ITEM 7.  MATERIAL TO BE FILED AS EXHIBITS.

         1.    Purchase Agreement

         2.    Warrant

         3.    Registration Rights Agreement

         4.    Certificate of Designations

         5.    Amendment to Certificate of Designations


<PAGE>   8
                                    SIGNATURE

         After reasonable inquiry and to the best of my knowledge and belief, I
certify that the information set forth in this statement is true, complete and
correct.

Dated:  August 25, 2000

                                           BROOKWOOD NEW WORLD INVESTORS, LLC,
                                           a Delaware limited liability company

                                               By: Brookwood New World Co., LLC


                                                    By:   /s/  Thomas N. Trkla
                                                          ---------------------
                                                    Name: Thomas N. Trkla
                                                    Title: Manager




                                           BROOKWOOD NEW WORLD CO., LLC


                                               By: /s/ Thomas N. Trkla
                                                   -------------------
                                               Name: Thomas N. Trkla
                                               Title: Manager


<PAGE>   9
                                  EXHIBIT INDEX

Exhibit No.                Document

      1.       Series D Preferred Stock and Warrant Purchase Agreement dated
               August 11, 2000 among New World Coffee - Manhattan Bagel, Inc.,
               Brookwood New World Investors, LLC and BET Associates, L.P.

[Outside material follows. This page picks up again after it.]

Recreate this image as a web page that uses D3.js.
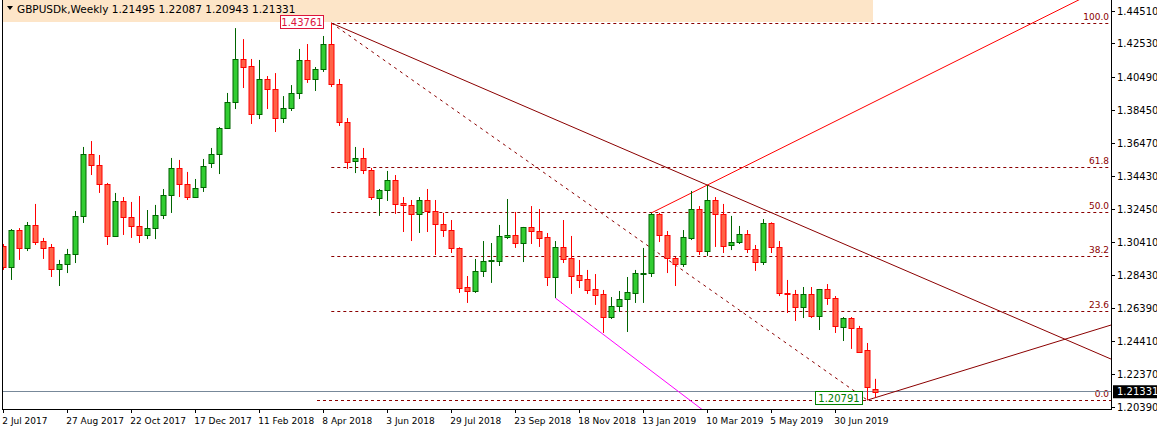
<!DOCTYPE html>
<html>
<head>
<meta charset="utf-8">
<script src="https://cdn.jsdelivr.net/npm/d3@7"></script>
<style>
  body { margin: 0; background: #fff; }
  svg { display: block; font-family: Tahoma, "DejaVu Sans", sans-serif; }
</style>
</head>
<body>
<svg id="chart" width="1157" height="430"></svg>
<script>
// weekly candles, first week starts 2 Jul 2017
var opens = [1.3018,1.2890,1.3115,1.3006,1.3146,1.3048,1.3012,1.2878,1.2908,1.2969,
  1.3201,1.3578,1.3511,1.3395,1.3079,1.3292,1.3194,1.3140,1.3085,1.3127,
  1.3207,1.3328,1.3493,1.3395,1.3316,1.3377,1.3523,1.3578,1.3736,1.3895,
  1.4157,1.4114,1.3822,1.4035,1.3974,1.3797,1.3858,1.3950,1.4151,1.4035,
  1.4096,1.4248,1.4004,1.3773,1.3536,1.3554,1.3481,1.3310,1.3359,1.3420,
  1.3280,1.3268,1.3213,1.3298,1.3231,1.3152,1.3115,1.3006,1.2768,1.2744,
  1.2866,1.2926,1.2926,1.3073,1.3085,1.3036,1.3134,1.3109,1.3073,1.2829,
  1.3012,1.2945,1.2841,1.2817,1.2756,1.2726,1.2585,1.2652,1.2695,1.2732,
  1.2847,1.2853,1.3213,1.3085,1.2945,1.2908,1.3067,1.3243,1.2987,1.3298,
  1.3213,1.3024,1.3042,1.3091,1.3000,1.2920,1.3158,1.3012,1.2732,1.2726,
  1.2646,1.2726,1.2592,1.2756,1.2701,1.2525,1.2579,1.2518,1.2384,1.21495];
var highs = [1.3030,1.3121,1.3127,1.3164,1.3274,1.3067,1.3030,1.2933,1.3000,1.3231,
  1.3621,1.3657,1.3572,1.3402,1.3341,1.3316,1.3286,1.3322,1.3237,1.3268,
  1.3365,1.3554,1.3542,1.3469,1.3426,1.3548,1.3615,1.3743,1.3950,1.4345,
  1.4278,1.4157,1.4151,1.4053,1.4071,1.3931,1.3998,1.4218,1.4248,1.4108,
  1.4297,1.43761,1.4035,1.3797,1.3621,1.3615,1.3493,1.3365,1.3475,1.3450,
  1.3316,1.3298,1.3316,1.3365,1.3298,1.3219,1.3176,1.3010,1.2835,1.2939,
  1.3048,1.3036,1.3146,1.3304,1.3225,1.3134,1.3261,1.3243,1.3097,1.3048,
  1.3176,1.3079,1.2933,1.2872,1.2847,1.2750,1.2707,1.2744,1.2829,1.2872,
  1.3006,1.3219,1.3219,1.3109,1.2951,1.3115,1.3353,1.3261,1.3389,1.3316,
  1.3274,1.3201,1.3140,1.3115,1.3024,1.3182,1.3162,1.3048,1.2811,1.2750,
  1.2768,1.2768,1.2756,1.2786,1.2713,1.2585,1.2585,1.2531,1.2427,1.22087];
var lows = [1.2872,1.2811,1.2933,1.2987,1.3024,1.2939,1.2829,1.2774,1.2853,1.2914,
  1.3158,1.3450,1.3341,1.3024,1.3073,1.3085,1.3067,1.3036,1.3060,1.3060,
  1.3182,1.3219,1.3316,1.3298,1.3310,1.3347,1.3493,1.3456,1.3736,1.3852,
  1.3980,1.3761,1.3791,1.3852,1.3712,1.3767,1.3840,1.3913,1.4011,1.3962,
  1.4078,1.3986,1.3749,1.3487,1.3462,1.3456,1.3298,1.3201,1.3292,1.3213,
  1.3103,1.3048,1.3097,1.3103,1.2963,1.3073,1.2975,1.2732,1.2671,1.2732,
  1.2829,1.2793,1.2896,1.3060,1.3006,1.2920,1.3030,1.3012,1.2774,1.2701,
  1.2914,1.2726,1.2762,1.2726,1.2659,1.2488,1.2573,1.2616,1.2494,1.2671,
  1.2671,1.2829,1.3042,1.2853,1.2774,1.2890,1.3054,1.2963,1.2957,1.3012,
  1.2975,1.2993,1.3030,1.2975,1.2866,1.2902,1.2975,1.2713,1.2610,1.2561,
  1.2579,1.2579,1.2506,1.2659,1.2488,1.2439,1.2391,1.2372,1.20791,1.20943];
var closes = [1.2890,1.3115,1.3006,1.3146,1.3042,1.3006,1.2878,1.2908,1.2969,1.3201,
  1.3578,1.3511,1.3395,1.3079,1.3292,1.3194,1.3140,1.3085,1.3127,1.3207,
  1.3328,1.3493,1.3395,1.3316,1.3371,1.3505,1.3578,1.3736,1.3895,1.4157,
  1.4108,1.3822,1.4035,1.3974,1.3797,1.3858,1.3950,1.4151,1.4035,1.4096,
  1.4248,1.4004,1.3773,1.3529,1.3554,1.3481,1.3316,1.3359,1.3420,1.3274,
  1.3268,1.3213,1.3298,1.3231,1.3152,1.3115,1.3006,1.2762,1.2744,1.2866,
  1.2926,1.2933,1.3079,1.3085,1.3036,1.3134,1.3109,1.3067,1.2829,1.3012,
  1.2939,1.2835,1.2811,1.2750,1.2719,1.2585,1.2652,1.2695,1.2738,1.2853,
  1.2853,1.3213,1.3085,1.2945,1.2908,1.3073,1.3243,1.2987,1.3298,1.3213,
  1.3018,1.3042,1.3091,1.3000,1.2920,1.3158,1.3012,1.2732,1.2726,1.2646,
  1.2726,1.2592,1.2756,1.2701,1.2531,1.2579,1.2518,1.2372,1.2159,1.21331];

var priceTicks = [1.44510,1.42530,1.40490,1.38450,1.36470,1.34430,1.32450,1.30410,1.28430,1.26390,1.24410,1.22370,1.20390];
var dateLabels = ["2 Jul 2017","27 Aug 2017","22 Oct 2017","17 Dec 2017","11 Feb 2018","8 Apr 2018","3 Jun 2018",
  "29 Jul 2018","23 Sep 2018","18 Nov 2018","13 Jan 2019","10 Mar 2019","5 May 2019","30 Jun 2019"];
var dateLabelIdx = [0,8,16,24,32,40,48,56,64,72,80,88,96,104];

var fibHigh = 1.43761, fibLow = 1.20791;
var fibLevels = [100.0, 61.8, 50.0, 38.2, 23.6, 0.0];
var lastPrice = 1.21331;

var svg = d3.select("#chart");
var plotR = 1111, plotB = 409;

var x = d3.scaleLinear().domain([0, 1]).range([3.3, 11.3]);
var y = d3.scaleLinear().domain([1.20390, 1.44510]).range([406.7, 10.7]);

svg.append("defs").append("clipPath").attr("id", "clip")
  .append("rect").attr("x", 2).attr("y", 0).attr("width", plotR - 2).attr("height", plotB);

// header band
svg.append("rect").attr("x", 2).attr("y", 0).attr("width", 871).attr("height", 22).attr("fill", "#fde5c8");
svg.append("path").attr("d", "M7,6 L13,6 L10,10 Z").attr("fill", "#000");
svg.append("text").attr("x", 17).attr("y", 13).attr("font-size", 10.5).attr("fill", "#000")
  .text("GBPUSDk,Weekly  1.21495 1.22087 1.20943 1.21331");

var g = svg.append("g").attr("clip-path", "url(#clip)");

// fibonacci levels
var fibY = function(l) { return fibLow + (fibHigh - fibLow) * l / 100; };
g.selectAll(".fib").data(fibLevels).enter().append("line")
  .attr("x1", function(d) { return d == 0 ? 317 : x(41); }).attr("x2", plotR)
  .attr("y1", function(d) { return Math.round(y(fibY(d))) + 0.5; })
  .attr("y2", function(d) { return Math.round(y(fibY(d))) + 0.5; })
  .attr("stroke", "#8b0000").attr("stroke-dasharray", "3,3");
g.selectAll(".fibl").data(fibLevels).enter().append("text")
  .attr("x", plotR - 2).attr("y", function(d) { return y(fibY(d)) - 3; })
  .attr("text-anchor", "end").attr("font-size", 9).attr("fill", "#8b0000")
  .text(function(d) { return d.toFixed(1); });

// current price line
g.append("line").attr("x1", 2).attr("x2", plotR)
  .attr("y1", Math.round(y(lastPrice)) + 0.5).attr("y2", Math.round(y(lastPrice)) + 0.5)
  .attr("stroke", "#778899");

// trendlines
var extend = function(p0, p1, xEnd) {
  var x0 = x(p0[0]), y0 = y(p0[1]), x1 = x(p1[0]), y1 = y(p1[1]);
  var s = (y1 - y0) / (x1 - x0);
  return [x0, y0, xEnd, y0 + s * (xEnd - x0)];
};
var drawLine = function(c, color, dash) {
  g.append("line").attr("x1", c[0]).attr("y1", c[1]).attr("x2", c[2]).attr("y2", c[3])
    .attr("stroke", color).attr("stroke-dasharray", dash || null);
};
drawLine([x(41), y(fibHigh), x(108), y(fibLow)], "#8b0000", "3,4");
drawLine(extend([41, fibHigh], [88, 1.3389], plotR), "#8b0000");
drawLine(extend([81, 1.3219], [88, 1.3389], 1095), "#ff0000");
drawLine(extend([108, fibLow], [138.5, 1.2537], plotR), "#8b0000");
drawLine(extend([69, 1.2701], [70, 1.2664], 710), "#ff00ff");

// candles
var idx = d3.range(opens.length);
var up = function(i) { return closes[i] >= opens[i]; };
g.selectAll(".wick").data(idx).enter().append("line")
  .attr("x1", function(i) { return Math.round(x(i)) + 0.5; })
  .attr("x2", function(i) { return Math.round(x(i)) + 0.5; })
  .attr("y1", function(i) { return y(highs[i]); })
  .attr("y2", function(i) { return y(lows[i]); })
  .attr("stroke", function(i) { return up(i) ? "#006400" : "#ff0000"; });
g.selectAll(".body").data(idx).enter().append("rect")
  .attr("x", function(i) { return Math.round(x(i)) - 2; })
  .attr("width", 5)
  .attr("y", function(i) { return Math.round(y(Math.max(opens[i], closes[i]))) + 0.5; })
  .attr("height", function(i) { return Math.max(1, Math.round(Math.abs(y(opens[i]) - y(closes[i])))); })
  .attr("fill", function(i) { return up(i) ? "#32cd32" : "#ff6347"; })
  .attr("stroke", function(i) { return up(i) ? "#006400" : "#ff0000"; });

// price labels of the fib anchors
var tagH = svg.append("g");
tagH.append("rect").attr("x", 280.5).attr("y", 15.5).attr("width", 43).attr("height", 13)
  .attr("fill", "#fff").attr("stroke", "#dc143c");
tagH.append("text").attr("x", 302).attr("y", 26).attr("text-anchor", "middle")
  .attr("font-size", 10).attr("fill", "#dc143c").text(fibHigh.toFixed(5));
var tagL = svg.append("g");
tagL.append("rect").attr("x", 815.5).attr("y", 391.5).attr("width", 47).attr("height", 13)
  .attr("fill", "#fff").attr("stroke", "#008000");
tagL.append("text").attr("x", 839).attr("y", 402).attr("text-anchor", "middle")
  .attr("font-size", 10).attr("fill", "#008000").text(fibLow.toFixed(5));

// frame
svg.append("line").attr("x1", 2.5).attr("x2", 2.5).attr("y1", 0).attr("y2", plotB).attr("stroke", "#000");
svg.append("line").attr("x1", plotR + 0.5).attr("x2", plotR + 0.5).attr("y1", 0).attr("y2", plotB + 1).attr("stroke", "#000");
svg.append("line").attr("x1", 2).attr("x2", plotR + 1).attr("y1", plotB + 0.5).attr("y2", plotB + 0.5).attr("stroke", "#000");

// price axis
var ya = svg.append("g");
ya.selectAll("line").data(priceTicks).enter().append("line")
  .attr("x1", plotR).attr("x2", plotR + 4)
  .attr("y1", function(d) { return Math.round(y(d)) + 0.5; })
  .attr("y2", function(d) { return Math.round(y(d)) + 0.5; }).attr("stroke", "#000");
ya.selectAll("text").data(priceTicks).enter().append("text")
  .attr("x", plotR + 6).attr("y", function(d) { return y(d) + 4; })
  .attr("font-size", 10).attr("fill", "#000").text(function(d) { return d.toFixed(5); });
svg.append("rect").attr("x", plotR + 2).attr("y", y(lastPrice) - 6).attr("width", 44).attr("height", 13).attr("fill", "#000");
svg.append("text").attr("x", plotR + 6).attr("y", y(lastPrice) + 4).attr("font-size", 10)
  .attr("fill", "#fff").text(lastPrice.toFixed(5));

// time axis
var xa = svg.append("g");
xa.selectAll("line").data(dateLabelIdx).enter().append("line")
  .attr("x1", function(i) { return Math.round(x(i)) + 0.5; })
  .attr("x2", function(i) { return Math.round(x(i)) + 0.5; })
  .attr("y1", plotB).attr("y2", plotB + 4).attr("stroke", "#000");
xa.selectAll("text").data(dateLabelIdx).enter().append("text")
  .attr("x", function(i) { return x(i) - 1; }).attr("y", 424)
  .attr("font-size", 9).attr("fill", "#000")
  .text(function(d, k) { return dateLabels[k]; });
</script>
</body>
</html>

      2.       Form of Warrant to purchase common stock New World Coffee -
               Manhattan Bagel, Inc. issued to Brookwood New World Investors,
               LLC.

      3.       Registration Rights Agreement dated August 11, 2000 among New
               World Coffee - Manhattan Bagel, Inc., Brookwood New World
               Investors, LLC and BET Associates, L.P.

      4.       Certificate of Designations of New World Coffee - Manhattan
               Bagel, Inc.

      5.       Amendment to Certificate of Designations of New World Coffee -
               Manhattan Bagel, Inc.